Worse, the analysis demonstrates that when it comes to who's making higher incomes in the 'upper quartile' of remuneration (more senior roles, which play key roles in strategy and employment of women and men across their companies), the average pay gap is a staggering 28.5%.

The other industry that we should consider from the Equality report is "Professional, Scientific and Technical Services," and there, the data is just as bad. In those industries, the median pay gap was 26.1% in 2022-23, compared with 28% the previous year.

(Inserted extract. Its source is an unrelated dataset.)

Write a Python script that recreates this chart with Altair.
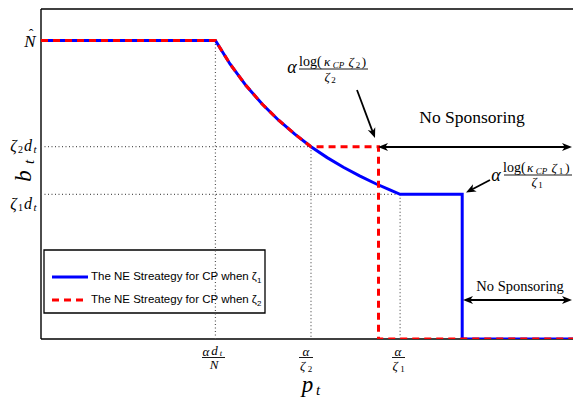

For those who argue that pay is only one aspect which people take into account in choosing careers, I somewhat facetiously ask them to think about the cost of living in Australia. Pay rates matter. Not just in the immediate timeframe but as vital factors that young people consider when looking at careers. Add to that the reality that while improvements have been made in technology employment rates for women, it remains that women still represent less than one third of all technology workers in Australia.

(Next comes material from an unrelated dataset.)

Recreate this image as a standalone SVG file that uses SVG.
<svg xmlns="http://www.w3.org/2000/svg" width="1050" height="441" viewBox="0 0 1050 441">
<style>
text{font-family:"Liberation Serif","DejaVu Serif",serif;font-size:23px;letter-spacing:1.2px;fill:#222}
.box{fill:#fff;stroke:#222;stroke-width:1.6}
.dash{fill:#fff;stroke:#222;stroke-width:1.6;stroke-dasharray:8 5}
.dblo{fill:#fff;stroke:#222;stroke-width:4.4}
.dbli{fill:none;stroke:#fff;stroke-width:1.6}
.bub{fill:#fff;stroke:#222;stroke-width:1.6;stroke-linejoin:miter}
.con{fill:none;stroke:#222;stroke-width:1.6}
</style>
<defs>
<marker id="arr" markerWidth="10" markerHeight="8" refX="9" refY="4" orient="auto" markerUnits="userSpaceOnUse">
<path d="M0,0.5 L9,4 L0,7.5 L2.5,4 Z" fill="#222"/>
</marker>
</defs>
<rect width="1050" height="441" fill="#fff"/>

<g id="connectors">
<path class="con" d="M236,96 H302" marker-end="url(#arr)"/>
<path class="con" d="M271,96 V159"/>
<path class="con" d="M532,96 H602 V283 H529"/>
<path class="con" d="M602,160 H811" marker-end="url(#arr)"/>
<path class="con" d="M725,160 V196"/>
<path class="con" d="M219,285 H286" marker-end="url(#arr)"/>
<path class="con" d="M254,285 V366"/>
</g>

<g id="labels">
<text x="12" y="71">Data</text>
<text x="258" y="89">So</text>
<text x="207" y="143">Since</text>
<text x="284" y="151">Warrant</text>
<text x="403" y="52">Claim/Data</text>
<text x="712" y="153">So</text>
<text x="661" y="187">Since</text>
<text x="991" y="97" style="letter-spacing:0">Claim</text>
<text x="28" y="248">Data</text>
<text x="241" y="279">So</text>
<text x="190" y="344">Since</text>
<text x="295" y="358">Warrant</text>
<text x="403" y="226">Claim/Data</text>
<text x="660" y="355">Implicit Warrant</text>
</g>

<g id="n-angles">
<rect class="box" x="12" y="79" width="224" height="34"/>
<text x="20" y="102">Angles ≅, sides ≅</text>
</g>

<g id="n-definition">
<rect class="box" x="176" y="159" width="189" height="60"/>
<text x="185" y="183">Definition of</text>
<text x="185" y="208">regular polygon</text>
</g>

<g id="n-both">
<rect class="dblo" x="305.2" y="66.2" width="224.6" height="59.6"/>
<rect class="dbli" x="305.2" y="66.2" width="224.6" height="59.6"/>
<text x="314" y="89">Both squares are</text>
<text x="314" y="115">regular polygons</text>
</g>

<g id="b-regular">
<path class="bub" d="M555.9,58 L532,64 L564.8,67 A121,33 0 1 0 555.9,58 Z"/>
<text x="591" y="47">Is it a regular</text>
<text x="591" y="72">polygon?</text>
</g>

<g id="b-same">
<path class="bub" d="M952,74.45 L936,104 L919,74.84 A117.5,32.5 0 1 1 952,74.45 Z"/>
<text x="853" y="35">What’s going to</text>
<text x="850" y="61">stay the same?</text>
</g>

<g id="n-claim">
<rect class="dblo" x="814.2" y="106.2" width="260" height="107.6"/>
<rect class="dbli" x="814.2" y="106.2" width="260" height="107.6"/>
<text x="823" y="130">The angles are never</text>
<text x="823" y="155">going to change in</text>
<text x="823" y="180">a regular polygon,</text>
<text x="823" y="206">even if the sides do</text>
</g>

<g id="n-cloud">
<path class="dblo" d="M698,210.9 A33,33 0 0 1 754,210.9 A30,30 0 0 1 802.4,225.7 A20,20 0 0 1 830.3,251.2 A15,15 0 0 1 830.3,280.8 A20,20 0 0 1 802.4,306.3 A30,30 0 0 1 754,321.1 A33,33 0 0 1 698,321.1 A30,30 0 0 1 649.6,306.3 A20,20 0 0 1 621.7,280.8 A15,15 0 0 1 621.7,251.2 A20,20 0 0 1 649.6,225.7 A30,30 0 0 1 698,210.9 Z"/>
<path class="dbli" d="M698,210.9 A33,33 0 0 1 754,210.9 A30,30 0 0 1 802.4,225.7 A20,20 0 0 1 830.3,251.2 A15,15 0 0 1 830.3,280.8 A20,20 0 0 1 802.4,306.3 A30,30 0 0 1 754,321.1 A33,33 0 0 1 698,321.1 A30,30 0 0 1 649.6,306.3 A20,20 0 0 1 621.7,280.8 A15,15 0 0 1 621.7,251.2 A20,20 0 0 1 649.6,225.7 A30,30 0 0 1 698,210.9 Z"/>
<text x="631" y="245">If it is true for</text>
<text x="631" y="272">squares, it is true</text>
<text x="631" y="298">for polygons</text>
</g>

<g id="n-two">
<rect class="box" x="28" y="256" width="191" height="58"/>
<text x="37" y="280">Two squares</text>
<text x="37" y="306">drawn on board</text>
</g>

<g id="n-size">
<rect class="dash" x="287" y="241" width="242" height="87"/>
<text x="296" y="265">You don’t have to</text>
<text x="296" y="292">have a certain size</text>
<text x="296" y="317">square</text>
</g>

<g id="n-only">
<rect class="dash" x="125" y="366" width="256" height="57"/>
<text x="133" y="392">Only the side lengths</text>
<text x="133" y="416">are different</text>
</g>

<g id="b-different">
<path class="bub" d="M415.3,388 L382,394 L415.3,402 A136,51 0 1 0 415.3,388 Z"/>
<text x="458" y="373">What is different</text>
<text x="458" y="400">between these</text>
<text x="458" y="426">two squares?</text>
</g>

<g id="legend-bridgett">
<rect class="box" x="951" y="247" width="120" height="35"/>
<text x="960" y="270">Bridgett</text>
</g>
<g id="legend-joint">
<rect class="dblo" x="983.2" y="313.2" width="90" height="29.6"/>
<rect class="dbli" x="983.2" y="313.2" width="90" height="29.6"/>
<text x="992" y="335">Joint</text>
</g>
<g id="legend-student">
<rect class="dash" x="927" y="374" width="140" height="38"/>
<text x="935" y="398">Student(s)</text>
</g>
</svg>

There is, of course, more to DEI than pay - board representation, fair maternity and paternity leave, promotion opportunities, and a wide range of initiatives collectively represent appropriate 2024 levels of DEI. But it's unequal pay which really exposes tokenism in an industry. In other words, our company boards and the super annulation firms that invest in them are still not doing enough to improve DEI, including taking proactive action to improve pay quality.

So, what steps can be taken now?
Firstly, I would concede that no one can force organizations to simply change their pay rates tomorrow to remove the gender pay gap. There will always be a role for good old supply and demand in role allocation, and it takes months usually for HR and other elements of senior management to find a suitable candidate for the job.

But management can, starting today, change their environment for improving DEI. And believe it not, there are small but important steps to be taken. Making these changes highly visible will make a difference.

For example, it seems that many companies are genuinely seeking to build a diverse and inclusive workforce but may not be executing effectively against their DEI plans, so there may be the appearance of tokenism in some places.

To add safeguards to ensure tokenism doesn't become a common practice within an organization, establishing DEI goals and objectives with measurable outcomes will help drive accountability and transparency.

To ensure companies are not only hiring women into professional and technical roles but also supporting them once they're there, organizations should:

● Partner with local universities to build talent pipelines from their early education STEM programs directly into a company's Early Career program, capturing female talent at the start and nurturing growth and opportunities early on.
● Establish clear policies and cultural practices that enable women to overcome barriers that their male counterparts may not face (i.e. flexibility, anti-discrimination, family paid leave and protection, etc.)
● Review their remuneration practices for senior roles and publish some form of report annually to explain their analysis and their plans for improving equality.
● Investors, such as superannuation funds, must account for DEI in the companies they invest in.

This would be difficult, I know, but the reality is that creating an inclusive place to work starts with hiring – both with the recruiters and hiring managers.

I would go as far to say that a company's ability to create a diverse workforce lies within the partnership between recruiters and hiring managers to bring in talent that represents the organization's DEI priorities.

At Pure Storage, our training is designed to teach all employees, but specifically hiring managers and recruiters, how to effectively evaluate for the whole individual and account for unconscious bias to ensure we're bringing forward a diverse slate for every open role.

Creating space for women at the top requires a few critical things:

  1. Organizations should get serious about the diversity of their executive staff; actions speak louder than words. Set measurable targets over a 3-to-5-year period, and be transparent about your progress.
  2. Sponsorship – Female talent should be mentored and supported by an organization's senior staff. Building pipelines and succession plans with diversity in mind is necessary. For example, we have an employee resource group at Pure Storage called Women@Pure, which is dedicated to raising awareness of the challenges women face in the workplace and providing an open forum where women and their allies can aspire, develop, and collaborate to reach their full potential. As the executive sponsor of Women@Pure, I make no apologies about stating that I take this responsibility highly seriously as part of my role.
  3. Create opportunities for talent to shine. Rising talent needs the chance to showcase their leadership capabilities, expertise and overall ability to lead the business.

Don't worry about AI. It's happening. Worry about improving the here and now and that starts with continuously focusing on DEI. It's not – or shouldn't be – about tokenism. DEI drives innovation, productivity, higher standards of living and competitive advantage. Let's get on with it.